● RECORD LIST
┄┄┄┄┄┄┄┄┄┄┄┄┄┄┄┄┄┄┄┄
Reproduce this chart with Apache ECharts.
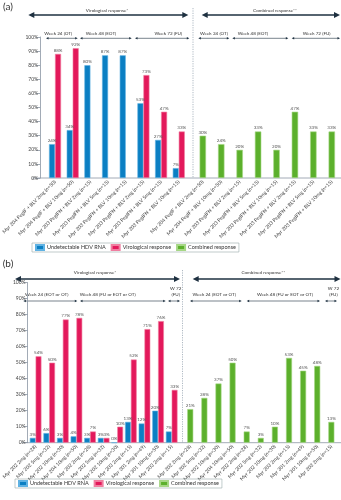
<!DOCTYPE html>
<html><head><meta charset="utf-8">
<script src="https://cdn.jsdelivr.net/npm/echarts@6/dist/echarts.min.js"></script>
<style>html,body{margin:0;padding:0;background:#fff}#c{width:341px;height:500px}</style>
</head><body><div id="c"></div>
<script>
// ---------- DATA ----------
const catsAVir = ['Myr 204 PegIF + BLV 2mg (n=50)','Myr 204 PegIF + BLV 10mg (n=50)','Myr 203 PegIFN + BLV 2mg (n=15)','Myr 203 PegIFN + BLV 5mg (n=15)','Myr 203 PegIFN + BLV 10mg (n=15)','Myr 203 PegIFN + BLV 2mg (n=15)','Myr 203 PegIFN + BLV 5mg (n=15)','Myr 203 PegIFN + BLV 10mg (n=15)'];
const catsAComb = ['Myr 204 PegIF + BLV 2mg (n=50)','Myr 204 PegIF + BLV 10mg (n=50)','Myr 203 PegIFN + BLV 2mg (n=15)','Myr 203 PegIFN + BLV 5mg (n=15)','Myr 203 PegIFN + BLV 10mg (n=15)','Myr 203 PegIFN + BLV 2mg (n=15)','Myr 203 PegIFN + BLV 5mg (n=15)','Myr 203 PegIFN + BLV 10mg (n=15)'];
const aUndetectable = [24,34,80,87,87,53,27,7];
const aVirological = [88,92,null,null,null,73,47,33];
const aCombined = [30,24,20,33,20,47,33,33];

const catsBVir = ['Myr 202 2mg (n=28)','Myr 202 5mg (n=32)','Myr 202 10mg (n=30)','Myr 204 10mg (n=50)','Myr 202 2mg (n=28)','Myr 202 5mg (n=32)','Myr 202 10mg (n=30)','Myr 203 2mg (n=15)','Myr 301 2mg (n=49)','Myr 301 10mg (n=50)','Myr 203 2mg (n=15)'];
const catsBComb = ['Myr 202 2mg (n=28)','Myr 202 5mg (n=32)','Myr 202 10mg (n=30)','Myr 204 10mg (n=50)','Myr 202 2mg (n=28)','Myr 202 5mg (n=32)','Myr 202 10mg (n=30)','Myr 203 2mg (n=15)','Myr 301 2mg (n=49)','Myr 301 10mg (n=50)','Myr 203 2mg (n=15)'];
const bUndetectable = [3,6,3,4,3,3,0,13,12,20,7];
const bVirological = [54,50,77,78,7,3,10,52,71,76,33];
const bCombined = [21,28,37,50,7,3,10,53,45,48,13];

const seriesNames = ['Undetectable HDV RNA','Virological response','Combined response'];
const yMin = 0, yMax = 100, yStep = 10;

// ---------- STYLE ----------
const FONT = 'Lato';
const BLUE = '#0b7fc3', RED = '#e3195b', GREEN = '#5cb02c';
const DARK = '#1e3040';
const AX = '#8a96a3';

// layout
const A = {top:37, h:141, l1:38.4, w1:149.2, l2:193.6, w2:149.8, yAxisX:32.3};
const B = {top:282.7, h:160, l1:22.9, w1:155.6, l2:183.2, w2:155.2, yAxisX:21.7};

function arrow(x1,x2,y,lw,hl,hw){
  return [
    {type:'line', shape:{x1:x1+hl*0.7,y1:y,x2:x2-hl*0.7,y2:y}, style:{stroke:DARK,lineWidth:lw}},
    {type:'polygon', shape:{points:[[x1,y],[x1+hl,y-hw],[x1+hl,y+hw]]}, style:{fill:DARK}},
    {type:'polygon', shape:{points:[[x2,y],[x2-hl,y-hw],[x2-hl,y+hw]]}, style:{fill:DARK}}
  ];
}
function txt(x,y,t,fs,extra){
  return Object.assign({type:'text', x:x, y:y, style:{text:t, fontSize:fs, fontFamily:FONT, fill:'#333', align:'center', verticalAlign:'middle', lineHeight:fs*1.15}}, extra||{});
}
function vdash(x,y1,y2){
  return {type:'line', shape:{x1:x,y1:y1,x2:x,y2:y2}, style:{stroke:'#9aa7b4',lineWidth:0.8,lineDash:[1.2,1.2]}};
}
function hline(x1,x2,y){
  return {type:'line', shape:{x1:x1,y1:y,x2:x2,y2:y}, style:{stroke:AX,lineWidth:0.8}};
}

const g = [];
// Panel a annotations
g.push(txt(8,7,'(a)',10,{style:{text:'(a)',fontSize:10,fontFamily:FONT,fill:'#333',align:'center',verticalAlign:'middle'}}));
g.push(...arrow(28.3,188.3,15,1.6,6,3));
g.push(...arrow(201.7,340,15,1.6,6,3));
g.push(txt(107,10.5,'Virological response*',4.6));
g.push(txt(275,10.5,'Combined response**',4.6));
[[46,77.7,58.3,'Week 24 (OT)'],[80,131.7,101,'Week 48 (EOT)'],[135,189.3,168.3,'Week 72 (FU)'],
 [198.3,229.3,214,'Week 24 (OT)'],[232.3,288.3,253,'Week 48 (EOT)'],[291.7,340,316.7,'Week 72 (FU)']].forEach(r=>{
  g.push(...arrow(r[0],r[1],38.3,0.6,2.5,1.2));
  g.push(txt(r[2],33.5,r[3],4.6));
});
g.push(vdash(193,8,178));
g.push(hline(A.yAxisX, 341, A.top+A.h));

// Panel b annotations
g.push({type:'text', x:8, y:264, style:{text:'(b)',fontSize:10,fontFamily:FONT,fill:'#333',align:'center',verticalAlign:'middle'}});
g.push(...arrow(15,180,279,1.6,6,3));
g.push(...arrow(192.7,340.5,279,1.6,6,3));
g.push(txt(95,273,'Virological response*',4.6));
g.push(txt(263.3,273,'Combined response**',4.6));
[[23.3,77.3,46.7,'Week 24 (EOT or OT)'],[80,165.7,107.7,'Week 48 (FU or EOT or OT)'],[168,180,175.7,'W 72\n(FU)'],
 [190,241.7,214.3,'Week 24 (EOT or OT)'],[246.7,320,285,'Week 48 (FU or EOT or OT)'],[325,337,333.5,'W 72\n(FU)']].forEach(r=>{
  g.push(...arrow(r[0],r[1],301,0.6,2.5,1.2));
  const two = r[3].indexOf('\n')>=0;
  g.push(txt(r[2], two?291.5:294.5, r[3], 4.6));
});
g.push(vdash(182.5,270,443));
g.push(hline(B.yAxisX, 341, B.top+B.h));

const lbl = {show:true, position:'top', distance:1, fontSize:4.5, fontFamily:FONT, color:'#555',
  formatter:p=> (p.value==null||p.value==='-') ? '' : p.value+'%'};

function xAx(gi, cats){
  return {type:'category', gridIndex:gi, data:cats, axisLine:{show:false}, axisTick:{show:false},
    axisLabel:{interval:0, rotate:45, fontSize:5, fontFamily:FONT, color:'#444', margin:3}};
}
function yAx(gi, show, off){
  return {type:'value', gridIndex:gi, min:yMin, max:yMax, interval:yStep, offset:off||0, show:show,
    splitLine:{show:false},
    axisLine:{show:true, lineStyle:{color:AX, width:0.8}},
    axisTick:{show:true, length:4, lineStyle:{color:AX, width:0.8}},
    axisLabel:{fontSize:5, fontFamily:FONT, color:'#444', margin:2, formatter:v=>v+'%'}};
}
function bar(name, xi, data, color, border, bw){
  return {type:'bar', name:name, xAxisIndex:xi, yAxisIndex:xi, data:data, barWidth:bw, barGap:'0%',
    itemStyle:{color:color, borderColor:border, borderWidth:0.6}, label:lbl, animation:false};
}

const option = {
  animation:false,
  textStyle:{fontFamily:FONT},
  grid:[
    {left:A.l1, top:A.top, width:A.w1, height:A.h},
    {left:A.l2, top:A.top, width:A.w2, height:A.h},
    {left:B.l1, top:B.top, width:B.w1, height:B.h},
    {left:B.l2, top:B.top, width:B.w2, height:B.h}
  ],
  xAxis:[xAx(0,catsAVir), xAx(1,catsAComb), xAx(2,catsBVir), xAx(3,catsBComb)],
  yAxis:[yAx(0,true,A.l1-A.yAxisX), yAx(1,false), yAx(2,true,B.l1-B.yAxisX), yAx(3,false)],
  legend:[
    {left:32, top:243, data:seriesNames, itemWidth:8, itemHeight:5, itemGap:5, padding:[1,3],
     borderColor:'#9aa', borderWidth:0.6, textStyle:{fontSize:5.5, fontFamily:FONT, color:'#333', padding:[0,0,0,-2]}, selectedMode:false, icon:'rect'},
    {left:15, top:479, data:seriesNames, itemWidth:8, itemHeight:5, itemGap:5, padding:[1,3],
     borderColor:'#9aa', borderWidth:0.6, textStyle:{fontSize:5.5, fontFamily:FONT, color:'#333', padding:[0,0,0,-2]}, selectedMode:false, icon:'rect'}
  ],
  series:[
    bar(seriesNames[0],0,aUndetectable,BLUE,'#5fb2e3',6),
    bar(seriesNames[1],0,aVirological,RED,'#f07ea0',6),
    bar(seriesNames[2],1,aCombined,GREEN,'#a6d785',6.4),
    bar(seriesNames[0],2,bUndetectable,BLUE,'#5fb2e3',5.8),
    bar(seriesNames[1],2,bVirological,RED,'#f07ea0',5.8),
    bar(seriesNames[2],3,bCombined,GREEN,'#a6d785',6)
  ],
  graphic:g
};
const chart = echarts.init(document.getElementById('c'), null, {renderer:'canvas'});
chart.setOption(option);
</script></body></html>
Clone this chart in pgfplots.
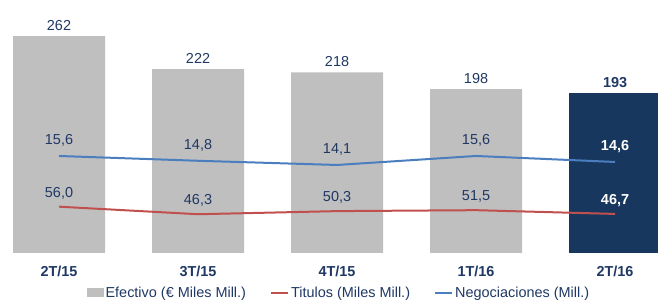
┄┄┄┄┄┄┄┄┄┄┄┄┄┄┄┄┄┄┄┄
● WHAT THE TASK ASKS
Leave out the pictures and repeat the lines from the start of the material through the line with "const aCombined = [30,24,20,33,20,47,33,33];", inclusive.

● FINAL RESULT
Reproduce this chart with Apache ECharts.
<!DOCTYPE html>
<html><head><meta charset="utf-8">
<script src="https://cdn.jsdelivr.net/npm/echarts@6/dist/echarts.min.js"></script>
<style>html,body{margin:0;padding:0;background:#fff}#c{width:341px;height:500px}</style>
</head><body><div id="c"></div>
<script>
// ---------- DATA ----------
const catsAVir = ['Myr 204 PegIF + BLV 2mg (n=50)','Myr 204 PegIF + BLV 10mg (n=50)','Myr 203 PegIFN + BLV 2mg (n=15)','Myr 203 PegIFN + BLV 5mg (n=15)','Myr 203 PegIFN + BLV 10mg (n=15)','Myr 203 PegIFN + BLV 2mg (n=15)','Myr 203 PegIFN + BLV 5mg (n=15)','Myr 203 PegIFN + BLV 10mg (n=15)'];
const catsAComb = ['Myr 204 PegIF + BLV 2mg (n=50)','Myr 204 PegIF + BLV 10mg (n=50)','Myr 203 PegIFN + BLV 2mg (n=15)','Myr 203 PegIFN + BLV 5mg (n=15)','Myr 203 PegIFN + BLV 10mg (n=15)','Myr 203 PegIFN + BLV 2mg (n=15)','Myr 203 PegIFN + BLV 5mg (n=15)','Myr 203 PegIFN + BLV 10mg (n=15)'];
const aUndetectable = [24,34,80,87,87,53,27,7];
const aVirological = [88,92,null,null,null,73,47,33];
const aCombined = [30,24,20,33,20,47,33,33];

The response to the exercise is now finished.